Icon may escape $10m bill

by ROWENA OREJANA
The owner of one of Wellington’s most iconic buildings, St Gerard’s Church and Monastery, is looking at the possibility that it may not need to raise $10 million after all.
St Gerard
The organisation that owned the complex had thought that $10 million was needed to bring the property up to the 34 per cent new building standard.
The Institute for World Evangelisation — ICPE New Zealand — said it believed the building had been set apart for God since 1909, said Gordon Copeland, the chairman of the St Gerard’s Maintenance and Restoration Trust.
“Under the initial examination that was done, it was going to cost us $10 million to bring the Church monastery up to the code. And that is, of course, a colossal amount of money.
“Like most Catholic organisations, ICPEs survive on donations from Christ’s faithful. We were almost going to need a miracle for us to raise that $10 million,” he said.

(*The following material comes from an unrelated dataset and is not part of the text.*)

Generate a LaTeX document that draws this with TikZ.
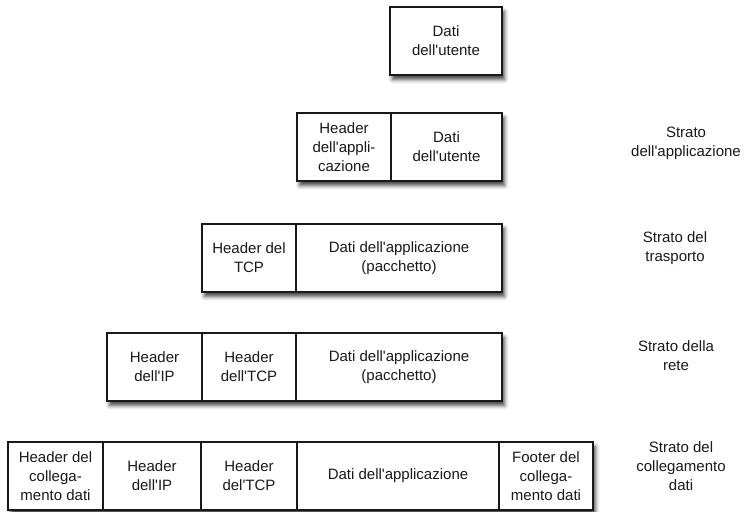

New information, however, came to light that may mean the monastery is stronger than was first deemed.
The Wellington City Council yellow-stickered the church and the monastery three years ago. It said the church came up to only 26 per cent of the code and the monastery to only 18 per cent. The church was built in 1909 and the monastery was built in 1932.
Mr Copeland said he came across new information when an engineer friend from Christchurch stayed at Mr Copeland’s home in Wellington.
“What actually happened was a Christchurch-based engineer who is a Catholic, he came to Wellington with his wife to stay in our home to go to a funeral. He came to Mass with us in
St Gerard’s and took a great interest in the property because it’s Wellington’s most iconic building,” he said.
When Mr Copeland told the Christchurch engineer what had happened, the engineer told Mr Copeland about the High St Post Office, which was built in 1932, the same year the monastery was built.
The High St Post Office, built after the deadly Napier earthquake in 1931, was built with reinforced concrete to make it earthquake proof. It is one of the few buildings that was left
unscathed in the recent Christchurch earthquakes.
After the Napier earthquake in 1931, the monastery’s foundation was built with reinforced concrete, in the same manner that the High St Post Office was built.
“With that information, we then started talking to other engineers about it and they said they think the initial assessment has got it wrong, that the building is much stronger than we expect,” explained Mr Copeland.
Mr Copeland said the monastery has the added advantage of having been built on rock.
“So there are a lot of factors now indicating the monastery is already over the code and therefore we don’t have to do anything in terms of earthquake strengthening,” he said.
With this possibility in mind, Mr Copeland said the trust is putting all fundraising on hold until an engineering reassessment is done on the property.
“It’s a whole new ballgame, really. We just have to wait,” he said.
They wanted to keep the cost down as much as possible, “but we are legally and morally obliged to bring it up to code. So, we can’t raise hopes too much until the engineers have finished their work,” he said.
Mr Copeland said they are in early stages of getting the monastery reassessed.
The ICPE is a lay-led missionary organisation that has canonical recognition by the Catholic Church. The trust, on the other hand, is a secular organisation that wants to save the iconic complex.